Set during Abaddon’s Twelfth Black Crusade, the series follows the crew of the Lord Solar Macharius as they are deployed to help turn the tide in a slowly losing battle against the traitor fleets. Despite being outnumbered and outgunned on countless occasions, the vessel and her captain, Leoten Semper, keep winning battles time and time again. However, as the ever traitorous Eldar offer an alliance against Chaos and the Planet Killer continues on its ponderous course towards heavily inhabited worlds, can even the most staunch of Imperial commanders hope to turn the tide?


  1. I don't know too much about the Twelfth Black Crusade (aside from the broad plot points) and I also didn't know this existed so this looks like something I'll have to pick up at some point.

    I wonder if the Thirteenth Black Crusade will ever get a novelization, I mentioned a long while ago that they wrote a story in White Dwarf (specifically the Battlefleet Gothic ones) based on the games people played, so all they need to do is expand upon it, and it's not like they can't do this in the novels because they already have series that take place roughly one hundred years after the crusade has started.

    As a slight aside, if you're interested in reviewing the new Necron codex I can almost guarantee you won't get any argument from me as far as the rules go, it was given the same treatment Matt Ward gave the Grey Knights, pretty much everything I said I really liked about them tactically has been removed, a lot of units have had incredibly generous price cuts (for example Lychguard were not only made much better but also 75 points cheaper, going from 200 to 125, and they weren't the only ones), and the new Reanimation Protocols and Resurrection Orbs are absolutely absurd. Now most of the army is just a brute force kind of army without anything subtle, clever (barring Deathmarks), and can be kneecapped very easily because they now have no reliable defence against things like Fliers (although with the new RP's and RO's I'm fairly sure you can outright ignore the fliers). At least Lore Wise it's mostly fine, the art works well with the new book, and it was ALMOST very well organized.

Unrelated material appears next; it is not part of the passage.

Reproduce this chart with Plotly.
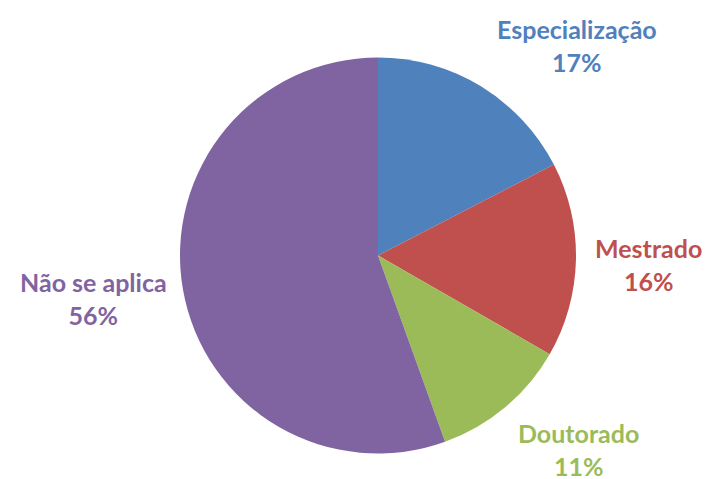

    1. Well, honestly I personally think that the Thirteenth Black Crusade will be something authors will edged around or work off of rather than directly go into it. Ben Counter and a few others have used it as a plot device, a looming background conflict to help show how weakened and resource starved the Imperium is, but we have only seen a few minor skirmishes. What little we have seen has been a nightmarish bloody meat grinder even for the space marines though. As such, I think we'll hear a few more individual tales and facts than an outright novel, save possibly for one of the Black Legion series being written.

      If you are interested in the Twelfth Black Crusade though, i'd actually suggest looking on Warhammer Wiki. Pretty much the entire outline of the conflict from the Gothic books has been put down in the full article, outlining exactly how things panned out in quite a bit of detail. While it doesn't mention the Lord Solar Macharius in there, it gives a good idea of how knife-edge the war really was, and why many thought it might have actually been Abaddon's final defeat given his losses.

      As for the Necron codex, sadly i'm not surprised. I've been going back to look through a few recent ones, and that sort of thing is sadly a massive trend in a lot of their lists, especially in the Imperial Knights. It's likely a gambit to help force people to buy the new army because it can simply overpower anything in front of it, but at the same time its weaknesses encourage others to buy those shiny new fliers they've been pushing into the game.
      I've not seen anything personally about the book's text, but I will agree that the art i've witnessed looks pretty damn good, especially the bits involving the Eldar.

    2. Thanks for the information, I'll definitely check that out.

      I've noticed that about the new codex's too, the new ones don't seem too interested on different playstyles or complex tactics (being able to deep strike in the enemy movement phase but not being able to do anything else until your turn is still one of my favourite ideas), most of the new stuff is just focussed around units that can only be used in one way.

      If you're lucky the book will have maybe two good lists you can use, otherwise it's relying on units that are completely overpowered, for example (once again) the new Lychguard, which can get (for 75 points less than before) a 3+ invulnerable save, followed by what is essentially a 4+ Feel No Pain save that becomes 5+ against Instant Death (the new Resurrection Protocols) and if you have a Resurrection Orb in there you can re-roll your RP result. I don't even know how anybody will remove a large block of those guys, other changes are things like Destroyers getting 2 wounds with no points increase (and RP is now taken every time you take any wound, making them another near impossible unit to remove).

      It sucks because I like a fair smart game more than anything else, but that seems to be going out the window.